Wrap the pack in two layers of Kapton tape, overlapping edges by 5mm. Slide the heat shrink tubing over the assembly and contract it with a heat gun, maintaining 150°C for 30 seconds. Seal the BMS connections with silicone adhesive. Test with a multimeter: measure total voltage (25.2V ±0.1V for 6s), then verify each cell’s voltage (4.2V ±0.02V) by probing the BMS balance pads. Load-test at 0.5C for 10 minutes, monitoring for voltage drops >0.1V per cell–recheck welds if deviations occur.
Common Wiring Mistakes and How to Avoid Them
Cross-connecting power and ground lines causes immediate short circuits, often destroying components before the fuse reacts. Always route positive and negative conductors at least 5mm apart, using different colored insulation–red for +6V and black for 0V–to prevent misalignment. Verify continuity with a multimeter before applying power, ensuring no stray strands bridge adjacent solder pads.
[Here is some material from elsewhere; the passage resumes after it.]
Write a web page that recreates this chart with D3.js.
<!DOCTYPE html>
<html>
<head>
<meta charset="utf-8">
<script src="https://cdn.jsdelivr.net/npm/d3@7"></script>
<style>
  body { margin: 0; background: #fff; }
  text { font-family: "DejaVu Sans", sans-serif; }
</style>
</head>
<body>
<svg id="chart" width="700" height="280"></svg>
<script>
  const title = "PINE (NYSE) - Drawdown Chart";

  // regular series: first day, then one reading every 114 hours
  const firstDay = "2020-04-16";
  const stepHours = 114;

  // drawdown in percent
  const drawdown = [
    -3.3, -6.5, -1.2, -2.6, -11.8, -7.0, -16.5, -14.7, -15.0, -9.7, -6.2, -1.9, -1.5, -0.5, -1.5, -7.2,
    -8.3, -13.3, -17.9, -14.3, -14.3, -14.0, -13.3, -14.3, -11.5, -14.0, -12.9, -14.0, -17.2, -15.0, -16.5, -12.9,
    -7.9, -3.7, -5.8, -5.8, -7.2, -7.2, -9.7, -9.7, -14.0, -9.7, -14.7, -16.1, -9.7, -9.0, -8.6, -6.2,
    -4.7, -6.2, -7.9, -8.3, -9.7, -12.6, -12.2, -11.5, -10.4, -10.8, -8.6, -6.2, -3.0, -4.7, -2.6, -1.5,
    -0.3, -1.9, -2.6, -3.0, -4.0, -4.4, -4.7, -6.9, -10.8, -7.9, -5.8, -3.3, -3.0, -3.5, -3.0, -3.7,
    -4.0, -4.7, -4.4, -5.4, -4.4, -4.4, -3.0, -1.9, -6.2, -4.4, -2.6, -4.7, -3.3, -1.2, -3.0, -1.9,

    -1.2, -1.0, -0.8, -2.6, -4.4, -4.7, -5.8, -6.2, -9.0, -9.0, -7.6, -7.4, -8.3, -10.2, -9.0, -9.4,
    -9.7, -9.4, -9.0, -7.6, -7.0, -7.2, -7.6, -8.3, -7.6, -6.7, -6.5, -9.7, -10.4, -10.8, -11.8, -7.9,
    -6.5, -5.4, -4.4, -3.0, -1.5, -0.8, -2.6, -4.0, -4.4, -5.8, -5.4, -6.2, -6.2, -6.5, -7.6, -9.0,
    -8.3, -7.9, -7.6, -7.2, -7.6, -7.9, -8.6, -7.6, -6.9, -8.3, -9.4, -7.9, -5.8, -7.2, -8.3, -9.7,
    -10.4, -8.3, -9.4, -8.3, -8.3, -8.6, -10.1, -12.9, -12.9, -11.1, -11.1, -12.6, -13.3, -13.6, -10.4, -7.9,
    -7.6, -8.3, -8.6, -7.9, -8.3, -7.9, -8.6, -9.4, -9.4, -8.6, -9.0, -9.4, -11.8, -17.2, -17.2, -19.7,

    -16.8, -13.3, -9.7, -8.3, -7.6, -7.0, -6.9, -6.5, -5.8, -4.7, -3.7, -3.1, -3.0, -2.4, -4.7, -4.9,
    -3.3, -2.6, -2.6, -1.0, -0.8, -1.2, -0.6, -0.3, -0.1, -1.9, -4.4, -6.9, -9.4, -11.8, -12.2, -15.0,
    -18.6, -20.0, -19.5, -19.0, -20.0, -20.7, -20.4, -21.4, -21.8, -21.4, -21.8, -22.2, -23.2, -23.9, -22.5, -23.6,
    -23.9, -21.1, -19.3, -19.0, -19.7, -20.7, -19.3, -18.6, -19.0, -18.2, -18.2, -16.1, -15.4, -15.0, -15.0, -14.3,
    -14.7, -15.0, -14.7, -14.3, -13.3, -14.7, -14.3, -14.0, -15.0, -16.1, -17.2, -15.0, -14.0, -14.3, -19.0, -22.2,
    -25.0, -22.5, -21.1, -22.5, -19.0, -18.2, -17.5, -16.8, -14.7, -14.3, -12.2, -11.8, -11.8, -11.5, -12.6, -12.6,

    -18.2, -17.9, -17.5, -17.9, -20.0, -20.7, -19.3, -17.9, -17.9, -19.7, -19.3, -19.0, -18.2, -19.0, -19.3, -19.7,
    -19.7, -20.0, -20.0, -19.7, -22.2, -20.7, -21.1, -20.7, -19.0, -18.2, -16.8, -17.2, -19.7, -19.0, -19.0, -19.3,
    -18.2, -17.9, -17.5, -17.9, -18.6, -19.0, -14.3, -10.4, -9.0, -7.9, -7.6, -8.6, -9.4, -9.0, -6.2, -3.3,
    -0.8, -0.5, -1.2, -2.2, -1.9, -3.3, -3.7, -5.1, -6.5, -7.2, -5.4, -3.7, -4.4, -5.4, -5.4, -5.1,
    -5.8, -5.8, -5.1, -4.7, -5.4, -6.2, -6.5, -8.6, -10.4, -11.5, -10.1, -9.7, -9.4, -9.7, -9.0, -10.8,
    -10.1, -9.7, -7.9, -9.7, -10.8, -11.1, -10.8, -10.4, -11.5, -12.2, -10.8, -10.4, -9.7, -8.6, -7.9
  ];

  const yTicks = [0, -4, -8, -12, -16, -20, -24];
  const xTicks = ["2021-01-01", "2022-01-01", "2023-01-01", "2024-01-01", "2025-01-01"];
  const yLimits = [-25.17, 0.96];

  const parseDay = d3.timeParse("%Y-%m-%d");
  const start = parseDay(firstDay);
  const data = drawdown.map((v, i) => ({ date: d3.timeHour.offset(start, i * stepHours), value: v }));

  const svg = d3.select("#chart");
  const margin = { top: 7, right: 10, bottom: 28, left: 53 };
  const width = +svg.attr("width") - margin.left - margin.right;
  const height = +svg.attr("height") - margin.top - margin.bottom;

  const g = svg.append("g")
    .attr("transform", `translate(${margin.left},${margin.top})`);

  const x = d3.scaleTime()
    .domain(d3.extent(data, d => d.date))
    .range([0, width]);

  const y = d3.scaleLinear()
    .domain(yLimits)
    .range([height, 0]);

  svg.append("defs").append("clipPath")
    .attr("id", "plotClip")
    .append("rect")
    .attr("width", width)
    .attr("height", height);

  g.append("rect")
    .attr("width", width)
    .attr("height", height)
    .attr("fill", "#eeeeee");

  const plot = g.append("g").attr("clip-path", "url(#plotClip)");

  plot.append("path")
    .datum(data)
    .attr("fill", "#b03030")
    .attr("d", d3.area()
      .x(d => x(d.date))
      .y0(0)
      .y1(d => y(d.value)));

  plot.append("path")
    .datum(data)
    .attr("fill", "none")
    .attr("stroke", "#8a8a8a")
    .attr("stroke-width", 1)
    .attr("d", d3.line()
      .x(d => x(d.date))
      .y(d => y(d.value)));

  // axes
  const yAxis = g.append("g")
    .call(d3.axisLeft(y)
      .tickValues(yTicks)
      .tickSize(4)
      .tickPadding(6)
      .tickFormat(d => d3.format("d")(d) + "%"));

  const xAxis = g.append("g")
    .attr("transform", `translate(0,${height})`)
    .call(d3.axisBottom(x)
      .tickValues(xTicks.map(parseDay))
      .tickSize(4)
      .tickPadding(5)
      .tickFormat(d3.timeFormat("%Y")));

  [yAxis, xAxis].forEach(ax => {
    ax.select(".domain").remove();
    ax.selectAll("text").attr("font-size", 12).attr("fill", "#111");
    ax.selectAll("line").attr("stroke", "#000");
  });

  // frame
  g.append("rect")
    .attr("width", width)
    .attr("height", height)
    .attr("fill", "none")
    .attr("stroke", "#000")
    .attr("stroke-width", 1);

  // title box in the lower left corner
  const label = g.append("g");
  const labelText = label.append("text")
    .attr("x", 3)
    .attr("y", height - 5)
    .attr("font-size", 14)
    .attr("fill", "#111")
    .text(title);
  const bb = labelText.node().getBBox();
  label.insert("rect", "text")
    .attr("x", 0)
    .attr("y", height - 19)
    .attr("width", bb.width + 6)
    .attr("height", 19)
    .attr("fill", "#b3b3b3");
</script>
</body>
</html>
Inadequate Heat Dissipation
Use 2oz copper board for high-current paths (>1A) to prevent trace overheating; standard 1oz copper melts at ~3A/mm². For through-hole components like MOSFETs, add vias connecting to a ground plane–0.5mm diameter vias handle ~1.2A each. Check datasheets for thermal resistance (θja); parallel multiple vias if θja exceeds 40°C/W to keep junction temperatures below 125°C. Apply heatsinks to SMD packages with exposed pads, securing them with thermal adhesive rated for 4W/m·K minimum.
Voltage and Current Calculations for 6s Configurations
For a 6s LiPo battery setup, multiply the nominal cell voltage (3.7V) by six to determine total voltage. 22.2V is the standard output, but account for variability–cells may read 4.2V when fully charged or drop to 3.0V under load. Always verify with a multimeter before connecting high-drain components like motors or ESCs to avoid overloading circuits.
Current draw depends on load resistance and efficiency losses. A 6s system with a 10A continuous-discharge ESC should handle up to 60A momentarily if the battery’s C-rating supports it (e.g., 20C × 3Ah = 60A). Exceeding this risks overheating or reduced lifespan. Use Ohm’s law (I = V/R) to estimate draw: a 2Ω load at 22.2V pulls 11.1A.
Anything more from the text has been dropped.